The rise of Montreal — and rival Toronto — as AI hubs owes a lot to provincial and federal government funding.

Ottawa promised $213 million last September to fund AI and big data research at four Montreal post-secondary institutions. Quebec has earmarked $100 million over the next five years for the development of an AI “super-cluster” in the Montreal region.

The provincial government also created a 12-member blue-chip committee to develop a strategic plan to make Quebec an AI hub, co-chaired by Claridge Investments Ltd. CEO Pierre Boivin and Université de Montréal rector Guy Breton.

But private-sector money has also been flowing in, particularly from some of the established tech giants competing in an intense AI race for innovative breakthroughs and the best brains in the business.

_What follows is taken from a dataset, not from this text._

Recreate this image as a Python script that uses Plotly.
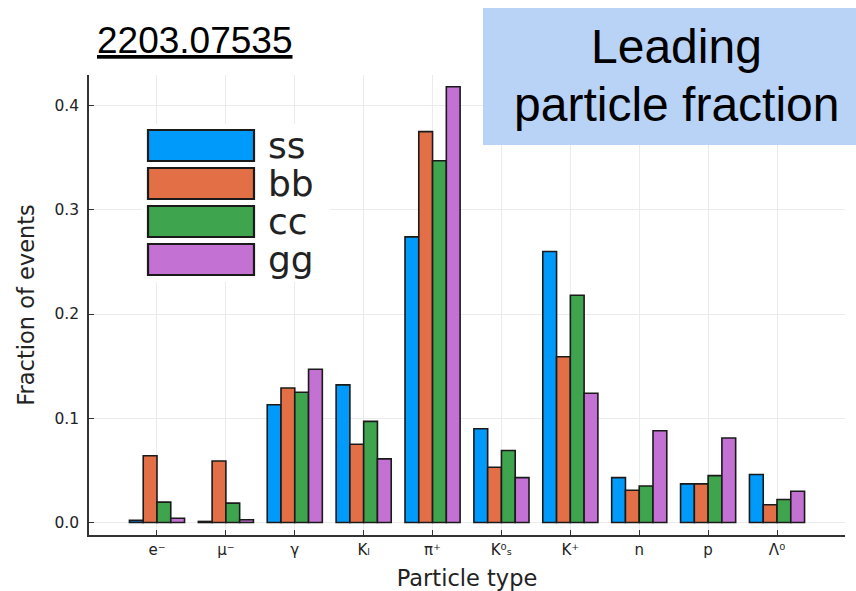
import plotly.graph_objects as go

categories = ["e⁻", "μ⁻", "γ", "Kₗ", "π⁺", "K⁰ₛ", "K⁺", "n", "p", "Λ⁰"]
series_names = ["ss", "bb", "cc", "gg"]
ss = [0.002, 0.001, 0.113, 0.132, 0.274, 0.090, 0.260, 0.043, 0.037, 0.046]
bb = [0.064, 0.059, 0.129, 0.075, 0.375, 0.053, 0.159, 0.031, 0.037, 0.017]
cc = [0.0195, 0.0186, 0.125, 0.097, 0.347, 0.069, 0.218, 0.035, 0.045, 0.022]
gg = [0.004, 0.0026, 0.147, 0.061, 0.418, 0.043, 0.124, 0.088, 0.081, 0.030]
series_values = [ss, bb, cc, gg]
colors = ["#009AFA", "#E36F47", "#3EA44E", "#C371D2"]
y_ticks = [0.0, 0.1, 0.2, 0.3, 0.4]
y_ticklabels = ["0.0", "0.1", "0.2", "0.3", "0.4"]

W, H = 856, 591
L, R, T, B = 89, 11, 75, 56
PW, PH = W - L - R, H - T - B


def px(x):
    return (x - L) / PW


def py(y):
    return (H - B - y) / PH


fig = go.Figure()
for name, vals, col in zip(series_names, series_values, colors):
    fig.add_trace(go.Bar(
        x=categories, y=vals, name=name,
        marker=dict(color=col, line=dict(color="#1a1a1a", width=1.6)),
        showlegend=False,
    ))

shapes = []
annotations = []

# legend background
shapes.append(dict(type="rect", xref="paper", yref="paper",
                   x0=px(142), x1=px(330), y0=py(282), y1=py(124),
                   fillcolor="white", line=dict(width=0), layer="above"))
sw_top = [130, 168, 206, 244]
for name, col, t in zip(series_names, colors, sw_top):
    shapes.append(dict(type="rect", xref="paper", yref="paper",
                       x0=px(148), x1=px(254), y0=py(t + 31), y1=py(t),
                       fillcolor=col, line=dict(color="#1a1a1a", width=2.2),
                       layer="above"))
    annotations.append(dict(xref="paper", yref="paper", x=px(266), y=py(t + 15.5),
                            xanchor="left", yanchor="middle", showarrow=False,
                            text=name, font=dict(family="DejaVu Sans", size=36,
                                                 color="#222222")))

# top-right blue box
shapes.append(dict(type="rect", xref="paper", yref="paper",
                   x0=px(483), x1=px(858), y0=py(145), y1=py(8),
                   fillcolor="#B9D3F7", line=dict(width=0), layer="above"))
annotations.append(dict(xref="paper", yref="paper", x=px(676), y=py(46),
                        xanchor="center", yanchor="middle", showarrow=False,
                        text="Leading", font=dict(family="Liberation Sans", size=48,
                                                  color="black")))
annotations.append(dict(xref="paper", yref="paper", x=px(676), y=py(105),
                        xanchor="center", yanchor="middle", showarrow=False,
                        text="particle fraction",
                        font=dict(family="Liberation Sans", size=48, color="black")))

# arXiv id
annotations.append(dict(xref="paper", yref="paper", x=px(95), y=py(40),
                        xanchor="left", yanchor="middle", showarrow=False,
                        text="<u>2203.07535</u>",
                        font=dict(family="Liberation Sans", size=37, color="black")))

fig.update_layout(
    width=W, height=H,
    margin=dict(l=L, r=R, t=T, b=B),
    paper_bgcolor="white", plot_bgcolor="white",
    barmode="group", bargap=0.2, bargroupgap=0.0,
    shapes=shapes, annotations=annotations,
    font=dict(family="DejaVu Sans", color="#222222"),
    xaxis=dict(
        range=[-0.987, 9.987], type="category", automargin=False,
        showgrid=True, gridcolor="#EBEBEB", gridwidth=1,
        showline=True, linecolor="#333333", linewidth=1.6,
        ticks="inside", ticklen=5, tickcolor="#333333",
        tickfont=dict(size=15, family="DejaVu Sans", color="#222222"),
        title=dict(text="Particle type", font=dict(size=22.5, family="DejaVu Sans"),
                   standoff=14),
        zeroline=False,
    ),
    yaxis=dict(
        range=[-0.012, 0.4293], automargin=False,
        tickvals=y_ticks, ticktext=y_ticklabels,
        showgrid=True, gridcolor="#EBEBEB", gridwidth=1,
        showline=True, linecolor="#333333", linewidth=1.6,
        ticks="inside", ticklen=5, tickcolor="#333333",
        ticklabelstandoff=5,
        tickfont=dict(size=15.5, family="DejaVu Sans", color="#222222"),
        title=dict(text="Fraction of events", font=dict(size=22.5, family="DejaVu Sans"),
                   standoff=14),
        zeroline=False,
    ),
)

fig.write_html("out.html")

Montreal’s rich talent pool is a major reason Waterloo, Ont.-based language-recognition startup Maluuba decided to open a research lab in the city, said the company’s vice-president of product development, Mohamed Musbah.

“It’s been incredible so far. The work being done in this space is putting Montreal on a pedestal around the world,” he said.

Microsoft struck a deal this year to acquire Maluuba, which is working to crack one of the holy grails of deep learning: teaching machines to read like the human brain does. Among the company’s software developments are voice assistants for smartphones.

Maluuba has also partnered with an undisclosed auto manufacturer to develop speech recognition applications for vehicles. Voice recognition applied to cars can include such things as asking for a weather report or making remote requests for the vehicle to unlock itself.